High-risk drinking is on the rise in the United States, according to research published in JAMA. One of the populations experiencing the most significant increases in terms of using alcohol to a point that’s dangerous or harmful is women. Here’s a closer look at the data, what it means, why it’s happening, and how targeted treatment can help reverse the trend.
About the Study
Sponsored by a federal agency for alcohol use, the JAMA study concludes that “a public health crisis” is underway, with certain populations, including women, in a greater crisis than others. Specifically, the findings indicate two troubling areas pertaining to women and alcohol use: high-risk drinking and problem drinking.
For high-risk drinking, which refers to the number of drinks per day, the overall increase was 29.9 percent. Among women, however, it skyrocketed by 58 percent.
For problem drinking, which comprises both alcohol abuse and alcohol dependence, the overall increase was just under 50 percent. Among women, however, it spiked to 83.7 percent.
Understanding the Numbers
The takeaway, according to NPR? “The results show a narrowing of the ‘gender gap’ in drinking disorders, which is consistent with previous research. That is, men are still more likely than women to be problem drinkers, but women are catching up. Changing social norms around female alcohol consumption are part of the equation, the study says — but stress may be another factor.”
According to the National Institute on Alcohol Abuse and Alcoholism (NIAAA), women are at increased risk for alcohol-related problems for several reasons such as because problems develop at lower drinking levels than for men; because of lower body weight; and because their bodies contain less water, which is where alcohol predominantly resides in the body.
As high-risk and problem drinking continue to rise among women, so do the associated health risks. For starters, there are the risks that affect everyone, including liver damage, heart disease, brain and nervous system problems, anemia, cancer, seizures, gout, infections, digestive problems, and sleep disorders. In fact, women are actually more likely to develop liver damage and heart disease than men.
Then there’s the fact that women face additional health risks, including breast cancer, pregnancy, and fetal alcohol syndrome.
Limiting Risk of Alcohol-Use Disorders (AUD)
While drinking alcohol always comes with risks, the NIAAA has determined that women who drink no more than three drinks on any single day and no more than seven drinks per week are at low-risk for developing AUD. Those who drink in excess of this amount are putting themselves in much greater danger. As more women fall into the latter category, it’s important to note that it’s not all doom and gloom. The good news? Women are often more likely than their male peers to seek treatment, which can mean the difference between ongoing AUD and recovery.

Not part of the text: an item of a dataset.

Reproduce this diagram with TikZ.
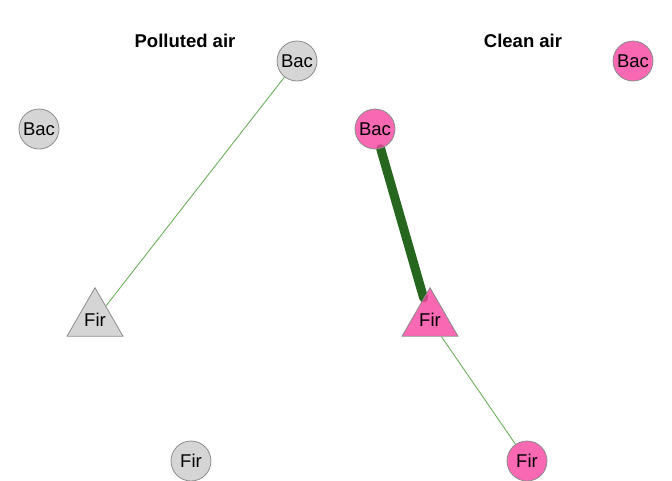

It’s also important to note, however, that all substance abuse treatment programs aren’t created equal, and the best results can be expected from programs that acknowledge gender-specific factors that influence treatment retention and outcomes. Research indicates that women benefit more from “supportive therapies” than more conventional confrontational approaches.
Not only that but according to Substance Abuse Treatment: Addressing the Specific Needs of Women, “Recovery and healing goes beyond abstinence from alcohol or drugs to developing relationships with others. Many women will need to explore the connections between substance abuse and sexuality, body image, sexual identity, sexual abuse, and the fear of sex when they are alcohol and drug-free. Therefore, the consensus panel believes that discussion of women’s sexual issues is an important part of substance abuse treatment.”